The European Banking Authority (EBA) wants banks to forecast specific costs related to their “conduct risk.” That is, the fines, settlements, and provisions that they will face for past and future misdeeds.

This acknowledges that legal trouble is now as serious a danger to bank balance sheets as economic downturns and market turmoil. Since 2009, big banks in Europe and the US have paid out some $260 billion in legal penalties, according to Morgan Stanley. Over that time, as loan-loss provisions have fallen, conduct-related costs have risen—fines, settlements, and the like now account for 7.5% of the average bank’s operating cost base (pdf, p. 21).

This is one of the main reasons why improving economic growth and fewer dud loans haven’t translated into better returns for banks—the average return on equity languishes in single-digit percentages at many lenders, below their cost of capital. If it wasn’t for all that pesky market manipulation, sanctions busting, tax evasion, mortgage malpractice, and insurance mis-selling, banks would be doing pretty great right now.

The EBA’s inclusion of “conduct” as a prominent factor in its stress test is an admission that hefty and persistent legal trouble is now a way of life for big banks. On the same day that the EBA published its proposal, IMF chief Christine Lagarde lamented that legal fines have become just another “cost of doing business” for banks, accounted for as routinely as non-performing loans. At the same gathering, which brought together European and US regulators with bank CEOs, New York Federal Reserve president William Dudley dubbed bank misconduct “a possible source of systemic risk.”

When the European stress test results are published late next year, we probably won’t get a bank-by-bank breakdown of future legal costs, which is understandably sensitive information. But EBA sources say the report will likely publish EU-level figures for aggregate conduct costs. Specifically highlighting banks’ transgressions in this way simply reflects the “underlying risk narrative” for the industry.
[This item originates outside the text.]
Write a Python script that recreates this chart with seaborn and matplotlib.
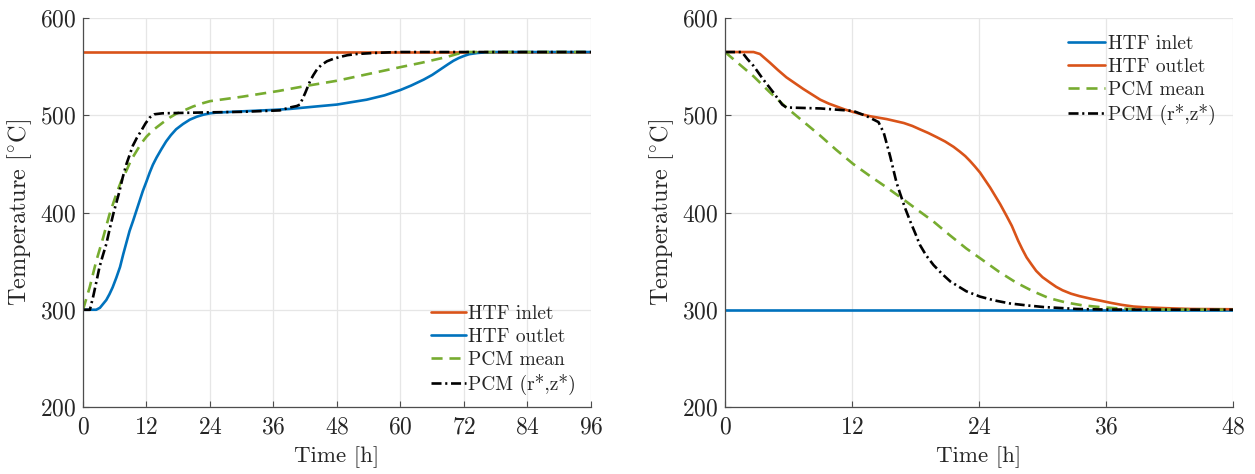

In previous tests, legal and regulatory costs were assumed under the broader “operational risk” category and didn’t receive as much attention or scrutiny as under the new proposal. In the US, the Fed somewhat curiously links projections of operational losses (including for litigation and fraud) to macroeconomic variables. The European approach will allow for more idiosyncratic, bank-specific factors.

After all, as we have seen time and again, bankers these days seem to behave just as badly in good times as in bad. As a result, the danger they pose to their companies’ solvency doesn’t follow the steadily receding economic and market-based risks of recent years.